> Written problem: Copy all of the material word for word, except for the pictures.

> Given information:
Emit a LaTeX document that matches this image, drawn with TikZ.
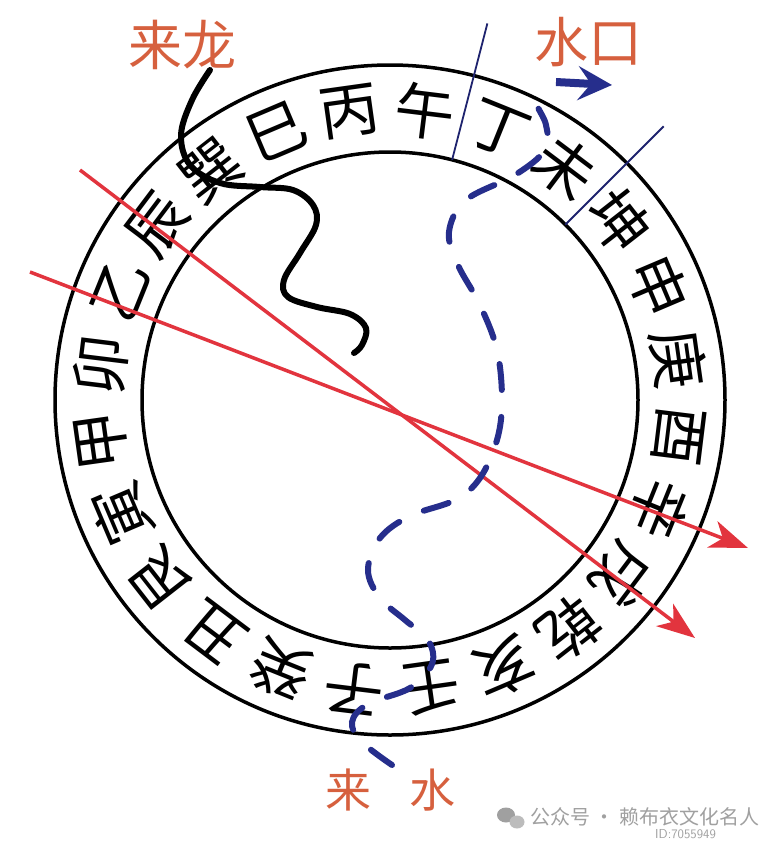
\documentclass[tikz,border=0pt]{standalone}
\usepackage{fontspec}
\newfontfamily\cjk{Noto Sans CJK SC}
\usetikzlibrary{arrows.meta}
\definecolor{lblred}{RGB}{214,96,62}
\definecolor{linered}{RGB}{226,52,62}
\definecolor{riverblue}{RGB}{38,46,140}
\definecolor{divblue}{RGB}{30,35,110}
\definecolor{wmgray}{RGB}{160,160,160}
\begin{document}
\begin{tikzpicture}[x=1pt,y=-1pt,
  mtn/.style={font=\cjk\fontsize{60}{60}\selectfont, inner sep=0pt},
  lbl/.style={font=\cjk\fontsize{54}{54}\selectfont, text=lblred, inner sep=0pt},
  lblsmall/.style={font=\cjk\fontsize{46}{46}\selectfont, text=lblred, inner sep=0pt},
  wm/.style={font=\cjk\fontsize{20}{20}\selectfont, text=wmgray, inner sep=0pt},
  ring/.style={line width=3.5pt, draw=black},
  ray/.style={line width=3.5pt, draw=linered, -{Stealth[length=38pt,width=28pt,inset=11pt,fill=linered]}},
  divider/.style={line width=1.8pt, draw=divblue},
  river/.style={line width=6pt, draw=riverblue, dash pattern=on 26pt off 27pt, line cap=round},
  dragon/.style={line width=6pt, draw=black, line cap=round, line join=round}]
\useasboundingbox[fill=white] (0,0) rectangle (760,847);
\coordinate (c) at (390,400);
% ring
\draw[ring] (c) circle[radius=335pt];
\draw[ring] (c) circle[radius=248pt];
% 24 mountains
\foreach \ch [count=\k from 0] in {午,丁,未,坤,申,庚,酉,辛,戌,乾,亥,壬,子,癸,丑,艮,寅,甲,卯,乙,辰,巽,巳,丙} {
  \pgfmathsetmacro{\a}{7+15*\k}
  \node[mtn, rotate=-\a] (m\k) at ({390+291*sin(\a)},{400-291*cos(\a)}) {\ch};
}
% blue dividers
\coordinate (d1a) at ({390+248*sin(14.5)},{400-248*cos(14.5)});
\coordinate (d1b) at ({390+389*sin(14.5)},{400-389*cos(14.5)});
\coordinate (d2a) at ({390+248*sin(45)},{400-248*cos(45)});
\coordinate (d2b) at ({390+387*sin(45)},{400-387*cos(45)});
\draw[divider] (d1a) -- (d1b);
\draw[divider] (d2a) -- (d2b);
% red rays
\coordinate (r1s) at (80,170);
\coordinate (r1e) at (695,638);
\coordinate (r2s) at (30,272);
\coordinate (r2e) at (748,548);
\draw[ray] (r1s) -- (r1e);
\draw[ray] (r2s) -- (r2e);
% river (dashed)
\draw[river] plot[smooth, tension=0.6] coordinates {
  (392,765) (362,742) (352,722) (368,704) (410,688) (432,664) (428,640)
  (405,620) (380,598) (368,570) (380,538) (410,516) (455,500) (480,478)
  (497,440) (502,400) (497,350) (480,305) (458,265) (449,232) (466,200)
  (515,175) (545,150) (546,125) (536,102) (540,86)};
\coordinate (bw1) at (556,82);
\coordinate (bw2) at (612,85);
\draw[line width=8pt, riverblue, -{Stealth[length=34pt,width=34pt,inset=13pt]}] (bw1) -- (bw2);
% dragon (black wavy line)
\draw[dragon] plot[smooth, tension=0.6] coordinates {
  (210,70) (192,100) (181,135) (190,165) (220,183) (260,187) (293,190)
  (313,205) (316,225) (300,253) (284,280) (288,297) (317,307) (350,314)
  (366,328) (362,345) (354,353)};
% labels
\node[lbl] (lailong) at (182,45) {来龙};
\node[lbl] (shuikou) at (588,42) {水口};
\node[lblsmall] (lai) at (348,790) {来};
\node[lblsmall] (shui) at (432,790) {水};
% watermark
\fill[wmgray] (506,815) ellipse[x radius=9pt, y radius=7.5pt];
\fill[wmgray!70] (517,822) ellipse[x radius=7.5pt, y radius=6.5pt];
\node[wm, anchor=west] (wmtext) at (530,817) {公众号 · 赖布衣文化名人};
\node[wm, font=\sffamily\fontsize{13}{13}\selectfont, anchor=west] (wmid) at (655,834) {ID:7055949};
\end{tikzpicture}
\end{document}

> Finished task:
Emit a LaTeX document that matches this image, drawn with TikZ.
\documentclass[tikz,border=0pt]{standalone}
\usepackage{fontspec}
\newfontfamily\cjk{Noto Sans CJK SC}
\usetikzlibrary{arrows.meta}
\definecolor{lblred}{RGB}{214,96,62}
\definecolor{linered}{RGB}{226,52,62}
\definecolor{riverblue}{RGB}{38,46,140}
\definecolor{divblue}{RGB}{30,35,110}
\definecolor{wmgray}{RGB}{160,160,160}
\begin{document}
\begin{tikzpicture}[x=1pt,y=-1pt,
  mtn/.style={font=\cjk\fontsize{60}{60}\selectfont, inner sep=0pt},
  lbl/.style={font=\cjk\fontsize{54}{54}\selectfont, text=lblred, inner sep=0pt},
  lblsmall/.style={font=\cjk\fontsize{46}{46}\selectfont, text=lblred, inner sep=0pt},
  wm/.style={font=\cjk\fontsize{20}{20}\selectfont, text=wmgray, inner sep=0pt},
  ring/.style={line width=3.5pt, draw=black},
  ray/.style={line width=3.5pt, draw=linered, -{Stealth[length=38pt,width=28pt,inset=11pt,fill=linered]}},
  divider/.style={line width=1.8pt, draw=divblue},
  river/.style={line width=6pt, draw=riverblue, dash pattern=on 26pt off 27pt, line cap=round},
  dragon/.style={line width=6pt, draw=black, line cap=round, line join=round}]
\useasboundingbox[fill=white] (0,0) rectangle (760,847);
\coordinate (c) at (390,400);
% ring
\draw[ring] (c) circle[radius=335pt];
\draw[ring] (c) circle[radius=248pt];
% 24 mountains
\foreach \ch [count=\k from 0] in {午,丁,未,坤,申,庚,酉,辛,戌,乾,亥,壬,子,癸,丑,艮,寅,甲,卯,乙,辰,巽,巳,丙} {
  \pgfmathsetmacro{\a}{7+15*\k}
  \node[mtn, rotate=-\a] (m\k) at ({390+291*sin(\a)},{400-291*cos(\a)}) {\ch};
}
% blue dividers
\coordinate (d1a) at ({390+248*sin(14.5)},{400-248*cos(14.5)});
\coordinate (d1b) at ({390+389*sin(14.5)},{400-389*cos(14.5)});
\coordinate (d2a) at ({390+248*sin(45)},{400-248*cos(45)});
\coordinate (d2b) at ({390+387*sin(45)},{400-387*cos(45)});
\draw[divider] (d1a) -- (d1b);
\draw[divider] (d2a) -- (d2b);
% red rays
\coordinate (r1s) at (80,170);
\coordinate (r1e) at (695,638);
\coordinate (r2s) at (30,272);
\coordinate (r2e) at (748,548);
\draw[ray] (r1s) -- (r1e);
\draw[ray] (r2s) -- (r2e);
% river (dashed)
\draw[river] plot[smooth, tension=0.6] coordinates {
  (392,765) (362,742) (352,722) (368,704) (410,688) (432,664) (428,640)
  (405,620) (380,598) (368,570) (380,538) (410,516) (455,500) (480,478)
  (497,440) (502,400) (497,350) (480,305) (458,265) (449,232) (466,200)
  (515,175) (545,150) (546,125) (536,102) (540,86)};
\coordinate (bw1) at (556,82);
\coordinate (bw2) at (612,85);
\draw[line width=8pt, riverblue, -{Stealth[length=34pt,width=34pt,inset=13pt]}] (bw1) -- (bw2);
% dragon (black wavy line)
\draw[dragon] plot[smooth, tension=0.6] coordinates {
  (210,70) (192,100) (181,135) (190,165) (220,183) (260,187) (293,190)
  (313,205) (316,225) (300,253) (284,280) (288,297) (317,307) (350,314)
  (366,328) (362,345) (354,353)};
% labels
\node[lbl] (lailong) at (182,45) {来龙};
\node[lbl] (shuikou) at (588,42) {水口};
\node[lblsmall] (lai) at (348,790) {来};
\node[lblsmall] (shui) at (432,790) {水};
% watermark
\fill[wmgray] (506,815) ellipse[x radius=9pt, y radius=7.5pt];
\fill[wmgray!70] (517,822) ellipse[x radius=7.5pt, y radius=6.5pt];
\node[wm, anchor=west] (wmtext) at (530,817) {公众号 · 赖布衣文化名人};
\node[wm, font=\sffamily\fontsize{13}{13}\selectfont, anchor=west] (wmid) at (655,834) {ID:7055949};
\end{tikzpicture}
\end{document}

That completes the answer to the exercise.